En cuanto al amor a la naturaleza, la poesía de don Laco se centra principalmente en temas y voces de orden campirano, así como en las de asuntos marinos (nacidos quizá de sus viajes de ultramar). Así, encontramos particularmente en Los soles de la noche y en Relación de travesía una voz de aliento telúrico y colectivo, la palabra de un hombre de campo que nunca abandonó su aliento mítico en el decir: «Los muros de mi casa estaban pintados con saliva de culebra […]» o «Una noche, a la hora en que nace el viento,/ encendí la tea con crines de cien potros/ para besar, llameando, las raíces de los muros». En tanto, las afinidades náuticas se hallan, sobre todo, en sus libros Asela, «Espuma a punto de ser piedra,/ has emergido como una isla/ que hiciera hervir la sal del mar», y Relación de travesía, «Mar del encuentro y el abismo,/ cataclismo animal que nos derriba». Al releer los libros de poesía de don Laco noté una constante que atravesaba su escritura sin importar el tema de sus poemas, una característica común en toda su obra poética: un bagaje de palabras relacionadas con el acto de montar a caballo (relincho, cabalgar, trote, potros, desbocados, potranca, galope, etcétera). En distintas formas y modos, las voces ecuestres recorren sus versos, por ello pienso que su particular ritmo y sonoridad se deben tanto al verdadero y campirano acto de montar un cuaco (durante su infancia y juventud), como al posterior arte de «trotar» y «cabalgar » en el lenguaje, llevándolo siempre «a paso de caballo», como el experto jinete literario que era: «Yo sólo soy caudillo de mi sangre/ que hago cabalgar sobre el caballo».

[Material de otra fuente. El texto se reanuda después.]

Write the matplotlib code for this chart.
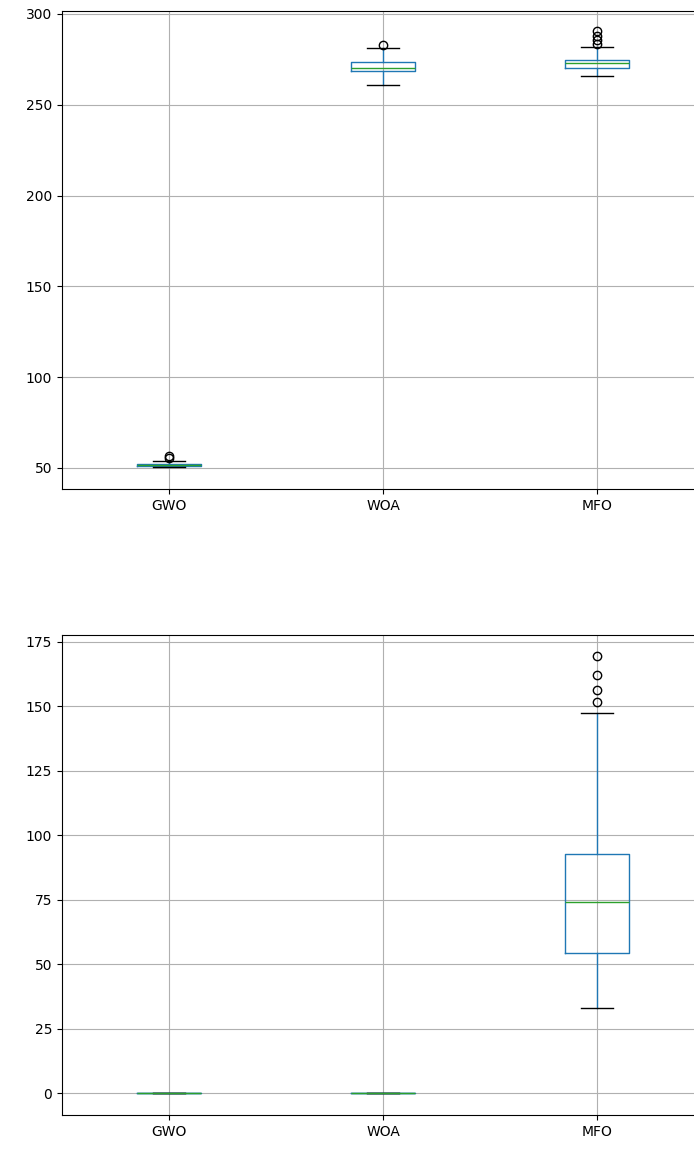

El día de la muerte de don Laco no asistí a su velorio; tampoco al entierro, quise estar lejos de políticos y oportunistas que nunca o apenas leyeron su obra. Ese día me puse a releerlo, a divertirme otra vez con «Los pálpitos del coronel», el cuento favorito de mis hermanos y mi madre (cuando nos reunimos en el D.F. me piden que lo lea en voz alta: leelo así como hablamos en Chiapas).

Creo que don Laco vaga en las noches por las antiguas calles de Tuxtla Gutiérrez, montando un caballo alazán —vestido de coronel, fuete en mano—; silba el «Corrido a Rubén Jaramillo» mientras lleva su montura a las orillas del río Sabinal. Luego, a la luz de la luna, dice voz en cuello aquellos versos que compartía con sus compañeros milicianos de trinchera cuando estaba en Cuba, lejos de su mujer amada: «Si pudiera muchacha estar en Tuxtla/ te hablaría de amores ahora mismo».

Van estas líneas a su salud, don Laco, amigo, compañero.